**EXERCISE GOAL**.
Repeat the material verbatim. Images are excluded from the copy.

Charts and diagrams as code:

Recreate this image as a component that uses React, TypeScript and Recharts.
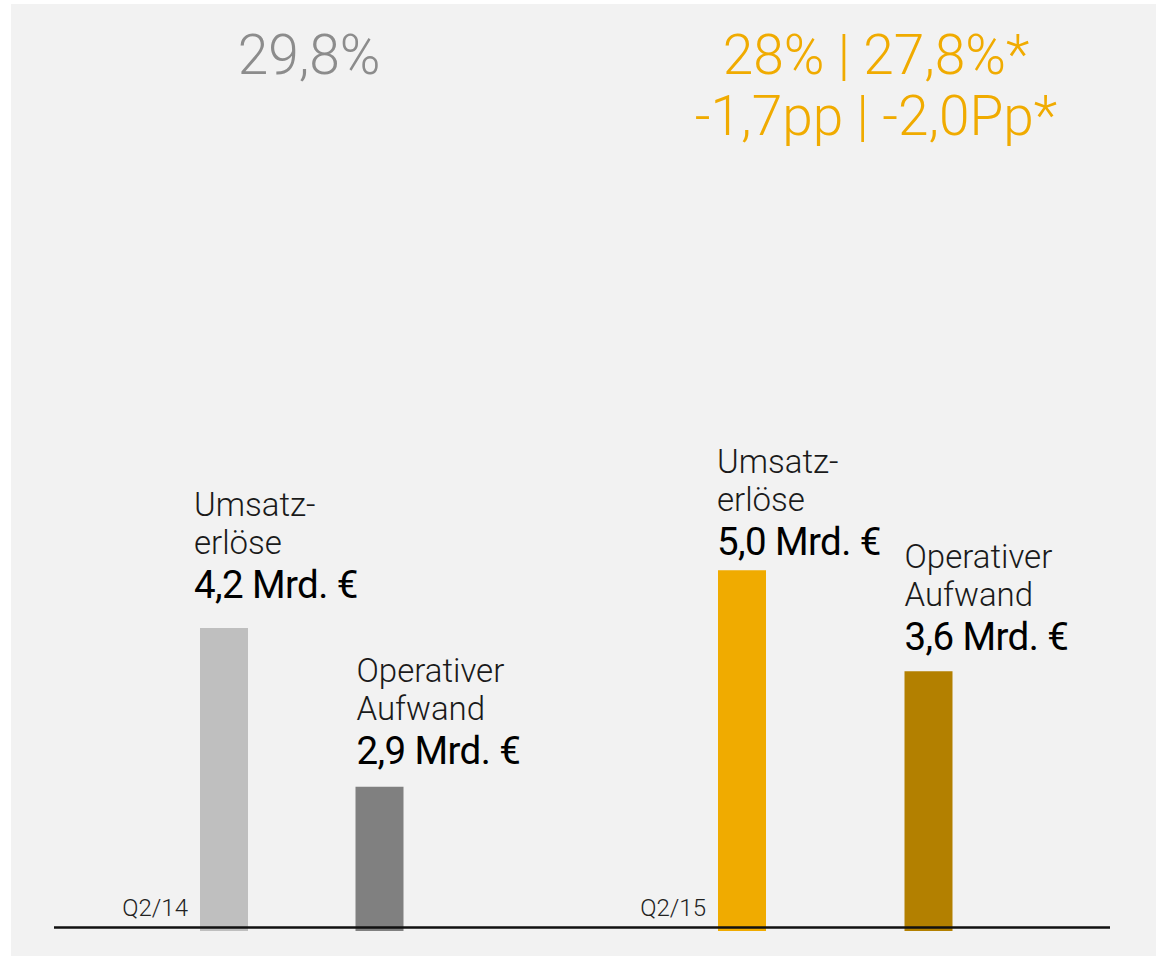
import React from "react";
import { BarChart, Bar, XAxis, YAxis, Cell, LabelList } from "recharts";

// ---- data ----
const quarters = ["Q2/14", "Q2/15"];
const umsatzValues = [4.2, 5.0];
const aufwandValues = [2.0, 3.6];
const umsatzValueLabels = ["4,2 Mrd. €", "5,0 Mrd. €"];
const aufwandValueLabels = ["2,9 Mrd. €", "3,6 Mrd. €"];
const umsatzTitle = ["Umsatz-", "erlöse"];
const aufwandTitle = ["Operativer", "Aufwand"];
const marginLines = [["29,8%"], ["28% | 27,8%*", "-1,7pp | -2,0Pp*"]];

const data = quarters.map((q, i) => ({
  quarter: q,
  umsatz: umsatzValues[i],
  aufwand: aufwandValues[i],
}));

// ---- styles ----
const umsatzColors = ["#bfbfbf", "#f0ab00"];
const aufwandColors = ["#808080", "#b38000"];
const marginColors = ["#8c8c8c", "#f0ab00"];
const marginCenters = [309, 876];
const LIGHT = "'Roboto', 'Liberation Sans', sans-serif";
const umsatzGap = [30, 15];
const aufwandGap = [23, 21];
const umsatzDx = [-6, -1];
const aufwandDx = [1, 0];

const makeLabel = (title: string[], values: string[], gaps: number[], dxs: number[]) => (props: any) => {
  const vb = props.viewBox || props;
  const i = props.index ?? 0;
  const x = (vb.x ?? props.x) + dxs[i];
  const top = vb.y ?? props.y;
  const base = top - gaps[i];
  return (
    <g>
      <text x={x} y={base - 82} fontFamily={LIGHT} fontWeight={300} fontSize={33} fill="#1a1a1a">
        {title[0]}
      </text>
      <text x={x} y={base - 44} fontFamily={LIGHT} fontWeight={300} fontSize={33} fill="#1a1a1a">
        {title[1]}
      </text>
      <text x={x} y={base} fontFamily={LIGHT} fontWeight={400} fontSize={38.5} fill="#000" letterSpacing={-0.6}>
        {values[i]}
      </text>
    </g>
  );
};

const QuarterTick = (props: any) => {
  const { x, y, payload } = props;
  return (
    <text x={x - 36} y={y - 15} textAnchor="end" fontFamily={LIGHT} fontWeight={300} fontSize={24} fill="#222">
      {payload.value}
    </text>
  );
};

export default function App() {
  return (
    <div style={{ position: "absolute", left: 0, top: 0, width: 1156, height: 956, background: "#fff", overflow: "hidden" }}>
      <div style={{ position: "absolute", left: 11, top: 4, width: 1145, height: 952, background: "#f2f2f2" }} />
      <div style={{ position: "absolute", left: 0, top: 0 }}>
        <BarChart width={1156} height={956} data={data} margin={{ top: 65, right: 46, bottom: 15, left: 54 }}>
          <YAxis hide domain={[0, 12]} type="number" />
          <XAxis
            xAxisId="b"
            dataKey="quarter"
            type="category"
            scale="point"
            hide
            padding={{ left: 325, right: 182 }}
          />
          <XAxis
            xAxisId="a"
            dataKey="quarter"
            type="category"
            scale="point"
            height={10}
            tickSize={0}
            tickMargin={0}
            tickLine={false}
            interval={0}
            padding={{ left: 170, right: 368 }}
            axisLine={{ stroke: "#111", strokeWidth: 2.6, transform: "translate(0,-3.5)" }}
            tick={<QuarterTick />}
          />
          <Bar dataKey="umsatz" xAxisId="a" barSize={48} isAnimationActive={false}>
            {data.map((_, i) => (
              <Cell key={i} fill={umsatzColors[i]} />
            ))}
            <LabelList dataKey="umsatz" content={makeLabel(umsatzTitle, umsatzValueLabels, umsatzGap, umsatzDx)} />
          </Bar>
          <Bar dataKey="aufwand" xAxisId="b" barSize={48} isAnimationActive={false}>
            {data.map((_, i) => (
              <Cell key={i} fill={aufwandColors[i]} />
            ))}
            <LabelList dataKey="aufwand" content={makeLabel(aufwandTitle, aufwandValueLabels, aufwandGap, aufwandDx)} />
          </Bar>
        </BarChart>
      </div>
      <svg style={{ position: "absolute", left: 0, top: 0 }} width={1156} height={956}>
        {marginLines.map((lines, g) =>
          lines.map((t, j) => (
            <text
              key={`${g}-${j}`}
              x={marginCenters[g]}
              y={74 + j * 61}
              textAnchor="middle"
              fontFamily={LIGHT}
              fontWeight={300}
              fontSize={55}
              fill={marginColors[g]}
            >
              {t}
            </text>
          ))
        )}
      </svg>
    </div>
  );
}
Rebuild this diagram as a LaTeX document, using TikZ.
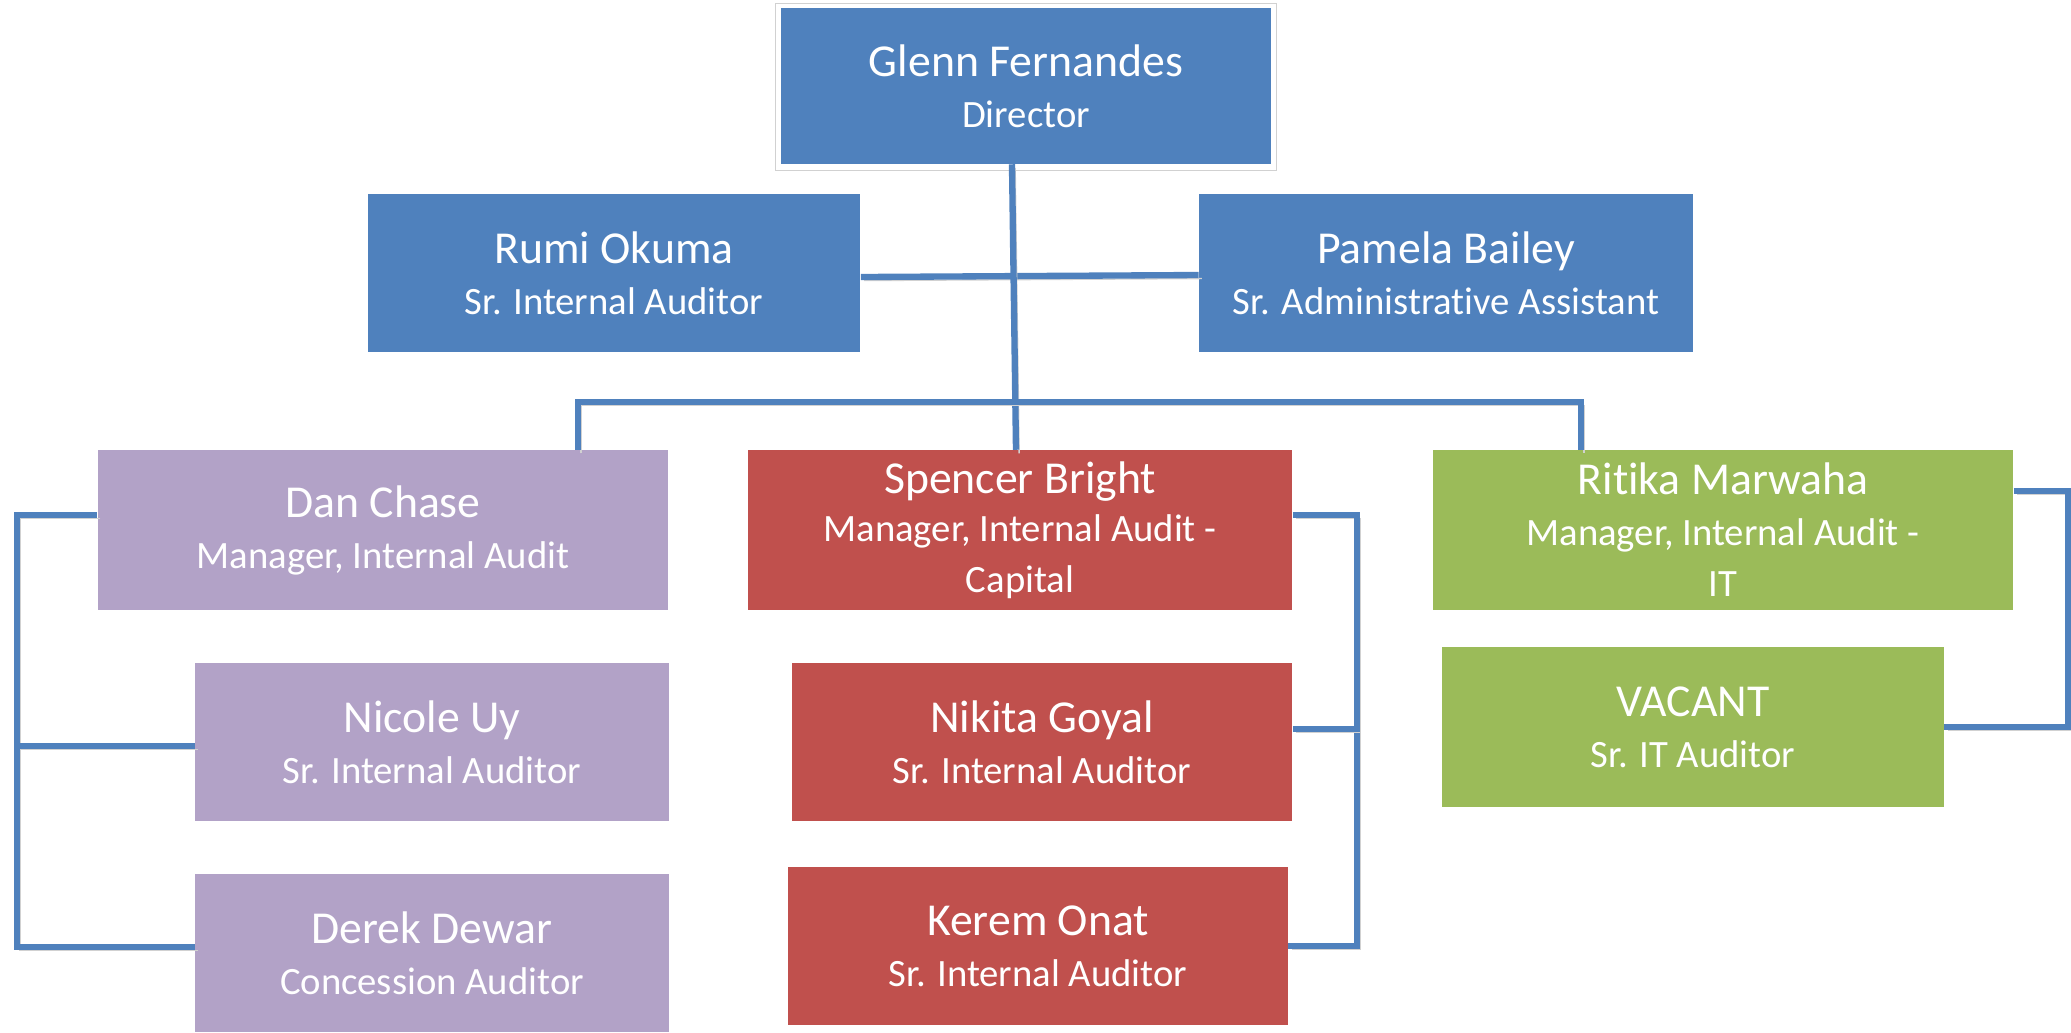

**OUTPUT FOR THIS TASK**.
Recreate this image as a component that uses React, TypeScript and Recharts.
import React from "react";
import { BarChart, Bar, XAxis, YAxis, Cell, LabelList } from "recharts";

// ---- data ----
const quarters = ["Q2/14", "Q2/15"];
const umsatzValues = [4.2, 5.0];
const aufwandValues = [2.0, 3.6];
const umsatzValueLabels = ["4,2 Mrd. €", "5,0 Mrd. €"];
const aufwandValueLabels = ["2,9 Mrd. €", "3,6 Mrd. €"];
const umsatzTitle = ["Umsatz-", "erlöse"];
const aufwandTitle = ["Operativer", "Aufwand"];
const marginLines = [["29,8%"], ["28% | 27,8%*", "-1,7pp | -2,0Pp*"]];

const data = quarters.map((q, i) => ({
  quarter: q,
  umsatz: umsatzValues[i],
  aufwand: aufwandValues[i],
}));

// ---- styles ----
const umsatzColors = ["#bfbfbf", "#f0ab00"];
const aufwandColors = ["#808080", "#b38000"];
const marginColors = ["#8c8c8c", "#f0ab00"];
const marginCenters = [309, 876];
const LIGHT = "'Roboto', 'Liberation Sans', sans-serif";
const umsatzGap = [30, 15];
const aufwandGap = [23, 21];
const umsatzDx = [-6, -1];
const aufwandDx = [1, 0];

const makeLabel = (title: string[], values: string[], gaps: number[], dxs: number[]) => (props: any) => {
  const vb = props.viewBox || props;
  const i = props.index ?? 0;
  const x = (vb.x ?? props.x) + dxs[i];
  const top = vb.y ?? props.y;
  const base = top - gaps[i];
  return (
    <g>
      <text x={x} y={base - 82} fontFamily={LIGHT} fontWeight={300} fontSize={33} fill="#1a1a1a">
        {title[0]}
      </text>
      <text x={x} y={base - 44} fontFamily={LIGHT} fontWeight={300} fontSize={33} fill="#1a1a1a">
        {title[1]}
      </text>
      <text x={x} y={base} fontFamily={LIGHT} fontWeight={400} fontSize={38.5} fill="#000" letterSpacing={-0.6}>
        {values[i]}
      </text>
    </g>
  );
};

const QuarterTick = (props: any) => {
  const { x, y, payload } = props;
  return (
    <text x={x - 36} y={y - 15} textAnchor="end" fontFamily={LIGHT} fontWeight={300} fontSize={24} fill="#222">
      {payload.value}
    </text>
  );
};

export default function App() {
  return (
    <div style={{ position: "absolute", left: 0, top: 0, width: 1156, height: 956, background: "#fff", overflow: "hidden" }}>
      <div style={{ position: "absolute", left: 11, top: 4, width: 1145, height: 952, background: "#f2f2f2" }} />
      <div style={{ position: "absolute", left: 0, top: 0 }}>
        <BarChart width={1156} height={956} data={data} margin={{ top: 65, right: 46, bottom: 15, left: 54 }}>
          <YAxis hide domain={[0, 12]} type="number" />
          <XAxis
            xAxisId="b"
            dataKey="quarter"
            type="category"
            scale="point"
            hide
            padding={{ left: 325, right: 182 }}
          />
          <XAxis
            xAxisId="a"
            dataKey="quarter"
            type="category"
            scale="point"
            height={10}
            tickSize={0}
            tickMargin={0}
            tickLine={false}
            interval={0}
            padding={{ left: 170, right: 368 }}
            axisLine={{ stroke: "#111", strokeWidth: 2.6, transform: "translate(0,-3.5)" }}
            tick={<QuarterTick />}
          />
          <Bar dataKey="umsatz" xAxisId="a" barSize={48} isAnimationActive={false}>
            {data.map((_, i) => (
              <Cell key={i} fill={umsatzColors[i]} />
            ))}
            <LabelList dataKey="umsatz" content={makeLabel(umsatzTitle, umsatzValueLabels, umsatzGap, umsatzDx)} />
          </Bar>
          <Bar dataKey="aufwand" xAxisId="b" barSize={48} isAnimationActive={false}>
            {data.map((_, i) => (
              <Cell key={i} fill={aufwandColors[i]} />
            ))}
            <LabelList dataKey="aufwand" content={makeLabel(aufwandTitle, aufwandValueLabels, aufwandGap, aufwandDx)} />
          </Bar>
        </BarChart>
      </div>
      <svg style={{ position: "absolute", left: 0, top: 0 }} width={1156} height={956}>
        {marginLines.map((lines, g) =>
          lines.map((t, j) => (
            <text
              key={`${g}-${j}`}
              x={marginCenters[g]}
              y={74 + j * 61}
              textAnchor="middle"
              fontFamily={LIGHT}
              fontWeight={300}
              fontSize={55}
              fill={marginColors[g]}
            >
              {t}
            </text>
          ))
        )}
      </svg>
    </div>
  );
}
Rebuild this diagram as a LaTeX document, using TikZ.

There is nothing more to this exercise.